The AIDS Memorial in London
- Interactive map of The AIDS Memorial in London
- Location: South Crescent in Fitzrovia
- Coordinates: 51°31′10″N 0°07′56″W﻿ / ﻿51.5195°N 0.1321°W
- Designer: Anya Gallaccio
- Type: Sculpture
- Completion date: 2027 (planned)
- Dedicated to: People affected by HIV & AIDS in London and later the UK
- Website: aidsmemory.uk/aids-memorial/

= The AIDS Memorial in London =

The AIDS Memorial in London is a memorial to people affected by HIV & AIDS in the United Kingdom. It will be designed by Anya Gallaccio and is due to be completed in late 2027.

The memorial will be funded by various sources and overseen by AIDS Memory UK, a charitable incorporated organisation registered in 2023 with the purpose "To commemorate those who lost their lives in the HIV/AIDS epidemic, to give comfort to those who grieve their loss and highlight the impact of HIV/AIDS on the lives of the communities most affected".

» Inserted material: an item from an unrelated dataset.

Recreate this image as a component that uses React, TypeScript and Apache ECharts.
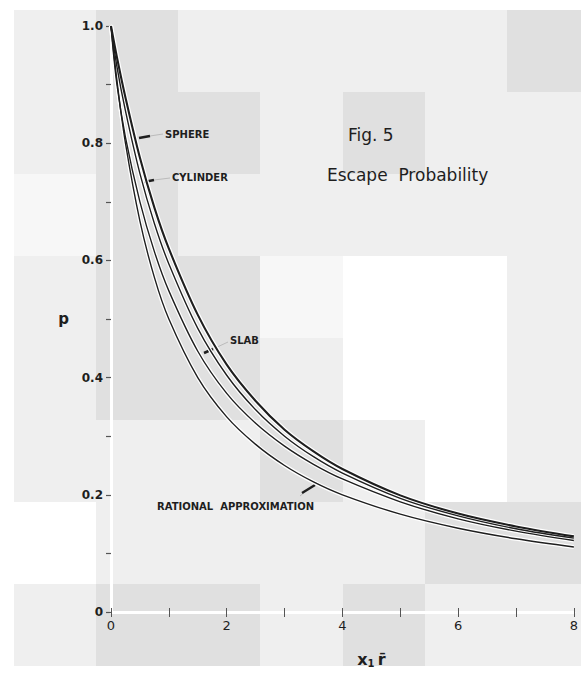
import React, { useEffect, useRef } from "react";
import * as echarts from "echarts";

// ---- data ----
const xValues = [0, 0.1, 0.25, 0.5, 0.75, 1, 1.5, 2, 2.5, 3, 3.5, 4, 5, 6, 7, 8];
const sphere = [1, 0.948, 0.878, 0.775, 0.69, 0.62, 0.507, 0.422, 0.36, 0.311, 0.274, 0.244, 0.199, 0.168, 0.146, 0.129];
const cylinder = [1, 0.932, 0.855, 0.748, 0.663, 0.594, 0.484, 0.404, 0.345, 0.3, 0.265, 0.237, 0.194, 0.164, 0.142, 0.126];
const slab = [1, 0.902, 0.81, 0.7, 0.615, 0.548, 0.445, 0.373, 0.322, 0.283, 0.252, 0.227, 0.188, 0.159, 0.138, 0.122];
const rational = [1, 0.909, 0.8, 0.667, 0.571, 0.5, 0.4, 0.333, 0.286, 0.25, 0.222, 0.2, 0.167, 0.143, 0.125, 0.111];

const xTickLabels = ["0", "2", "4", "6", "8"];
const yTickLabels = ["0", "0.2", "0.4", "0.6", "0.8", "1.0"];

// scanned-paper background tiles
const tileCols = [14, 96, 178, 260, 343, 425, 507, 581];
const tileRows = [10, 92, 174, 256, 338, 420, 502, 584, 666];
const tileMap = ["LDLLLLD", "LDDLDLL", "VDLLLLL", "LDDVWWL", "LDDLWWL", "LLLDLWL", "WLLLLDD", "LDDLDLL"];
const tileColors: Record<string, string> = { L: "#efefef", D: "#e0e0e0", V: "#f7f7f7", W: "#ffffff" };

const FONT = "DejaVu Sans";
const INK = "#1e1e1e";

function pairs(ys: number[]) {
  return xValues.map((x, i) => [x, ys[i]]);
}

export default function App() {
  const ref = useRef<HTMLDivElement>(null);
  useEffect(() => {
    document.body.style.margin = "0";
    const chart = echarts.init(ref.current!, undefined, { renderer: "svg" });

    const tiles: any[] = [];
    tileMap.forEach((row, r) => {
      row.split("").forEach((c, k) => {
        tiles.push({
          type: "rect",
          silent: true,
          z: -100,
          shape: { x: tileCols[k], y: tileRows[r], width: tileCols[k + 1] - tileCols[k], height: tileRows[r + 1] - tileRows[r] },
          style: { fill: tileColors[c] },
        });
      });
    });

    const curves = [
      { name: "SPHERE", data: sphere, width: 2.1 },
      { name: "CYLINDER", data: cylinder, width: 1.4 },
      { name: "SLAB", data: slab, width: 1.4 },
      { name: "RATIONAL APPROXIMATION", data: rational, width: 1.4 },
    ];
    const series: any[] = [];
    curves.forEach((c) => {
      series.push({
        type: "line",
        name: c.name + " halo",
        data: pairs(c.data),
        smooth: 0.35,
        showSymbol: false,
        silent: true,
        z: 1,
        lineStyle: { color: "#ffffff", width: c.width + 2.5 },
      });
    });
    curves.forEach((c) => {
      series.push({
        type: "line",
        name: c.name,
        data: pairs(c.data),
        smooth: 0.35,
        showSymbol: false,
        z: 3,
        lineStyle: { color: INK, width: c.width },
      });
    });

    const smallLabel = (text: string, x: number, y: number) => ({
      type: "text",
      x,
      y,
      style: { text, fill: INK, font: `bold 10px '${FONT}'`, textVerticalAlign: "middle" },
    });
    const leader = (x1: number, y1: number, x2: number, y2: number, w: number, color: string) => ({
      type: "line",
      shape: { x1, y1, x2, y2 },
      style: { stroke: color, lineWidth: w },
    });

    chart.setOption({
      animation: false,
      backgroundColor: "#ffffff",
      grid: { left: 111, top: 26, width: 465, height: 586, containLabel: false },
      xAxis: [
        {
          type: "value",
          min: 0,
          max: 8,
          interval: 2,
          position: "bottom",
          name: "{v|x}{s|1} {v|r̄}",
          nameLocation: "middle",
          nameGap: 38,
          nameTextStyle: {
            padding: [0, 0, 0, 58],
            rich: {
              v: { fontFamily: FONT, fontSize: 16, fontWeight: "bold", color: INK },
              s: { fontFamily: FONT, fontSize: 10, fontWeight: "bold", color: INK, verticalAlign: "bottom", padding: [8, 0, 0, 0] },
            },
          },
          axisLine: { show: true, lineStyle: { color: "#ffffff", width: 3 } },
          axisTick: { show: true, inside: true, length: 4, lineStyle: { color: "#555", width: 1 } },
          minorTick: { show: true, splitNumber: 2, length: 4, lineStyle: { color: "#555", width: 1 } },
          axisLabel: {
            color: INK,
            fontFamily: FONT,
            fontSize: 13,
            margin: 7,
            formatter: (v: number) => xTickLabels[Math.round(v / 2)] ?? "",
          },
          splitLine: { show: false },
        },
        {
          type: "value",
          min: 0,
          max: 8,
          interval: 1,
          position: "top",
          axisLine: { show: true, lineStyle: { color: "#ffffff", width: 3 } },
          axisTick: { show: true, inside: true, length: 5, lineStyle: { color: "#555", width: 1 } },
          axisLabel: { show: false },
          splitLine: { show: false },
        },
      ],
      yAxis: [
        {
          type: "value",
          min: 0,
          max: 1,
          interval: 0.2,
          position: "left",
          name: "p",
          nameLocation: "middle",
          nameGap: 42,
          nameRotate: 0,
          nameTextStyle: { color: INK, fontFamily: FONT, fontSize: 15, fontWeight: "bold" },
          axisLine: { show: true, lineStyle: { color: "#333", width: 1.2 } },
          axisTick: { show: true, inside: false, length: 4, lineStyle: { color: "#444", width: 1 } },
          minorTick: { show: true, splitNumber: 2, length: 4, lineStyle: { color: "#444", width: 1 } },
          axisLabel: {
            color: INK,
            fontFamily: FONT,
            fontSize: 12,
            fontWeight: "bold",
            margin: 8,
            formatter: (v: number) => yTickLabels[Math.round(v * 5)] ?? "",
          },
          splitLine: { show: false },
        },
        {
          type: "value",
          min: 0,
          max: 1,
          interval: 0.1,
          position: "right",
          axisLine: { show: true, lineStyle: { color: "#ffffff", width: 3 } },
          axisTick: { show: true, inside: true, length: 5, lineStyle: { color: "#555", width: 1.2 } },
          axisLabel: { show: false },
          splitLine: { show: false },
        },
      ],
      series,
      graphic: [
        ...tiles,
        { type: "text", x: 348, y: 135, style: { text: "Fig. 5", fill: INK, font: `17px '${FONT}'`, textVerticalAlign: "middle" } },
        { type: "text", x: 327, y: 175, style: { text: "Escape  Probability", fill: INK, font: `17px '${FONT}'`, textVerticalAlign: "middle" } },
        smallLabel("SPHERE", 165, 134),
        smallLabel("CYLINDER", 172, 177),
        smallLabel("SLAB", 230, 340),
        smallLabel("RATIONAL  APPROXIMATION", 157, 506),
        leader(150, 136, 163, 134, 1, "#bbbbbb"),
        leader(139, 138, 150, 136, 2.6, INK),
        leader(154, 180, 170, 178, 1, "#bbbbbb"),
        leader(144, 182, 154, 180, 2.6, INK),
        leader(213, 349, 228, 342, 1, "#bbbbbb"),
        leader(204, 353, 213, 349, 2.6, INK),
        leader(300, 496, 306, 491, 1, "#bbbbbb"),
        leader(302, 493, 315, 485, 2.4, INK),
      ],
    });
    return () => chart.dispose();
  }, []);
  return <div ref={ref} style={{ position: "fixed", left: 0, top: 0, width: 581, height: 673 }} />;
}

As of 2025, early funders include £130,000 from Greater London Authority under Sadiq Khan, £27,000 from Arts Council England and private philanthropy including a significant amount from Douglas Atkin of £100,000.

Their contributions have enabled AIDS Memory UK to run a competition to secure a new public artwork by Anya Gallaccio; to apply for planning permission from the London Borough of Camden and to R&D an associated cultural programme to add meaning to HIV over the last nearly 50 years and to give reasons for the delivery of The AIDS Memorial in London now.

A public competition was run to design and create a new public artwork. From a shortlist including London artists Ryan Gander, Harold Offeh, Shahpour Pouyan and Diana Puntar, the competition was won by former Turner Prize nominee Anya Gallaccio.

AIDS Memory UK was founded by playwright Ash Kotak and is led by a team of trustees working in collaboration with leading public arts experts including:

- Ash Kotak — founder, artistic director and cultural programme lead
- Stephanie Allen — chair of trustees, AIDS Memory UK
- Cynthia Grant — project manager, AIDS Memory UK
- Vivien Lovell and Jenni Lomax, from Modus Operandi — art consultants
- Alex Arestis — public realm design
- Joel Cockhill — NRP. highways, transport
- Peter Laidler — structures and materials
- Natalie Davies — planning consultant
- Matt Railton from Four PR — public liaison

AIDS Memory UK's Affected Communities Advisory board includes Jonathan Blake, Topher Campbell, Jide Macaulay and Simon Watney.

==Design==
The memorial will feature a seating area designed as the hollowed out rings of a tree trunk. It will be located in South Crescent, Store Street in Fitzrovia. The site has been chosen for its proximity to the Middlesex Hospital, James Pringle House and The Bloomsbury Clinic.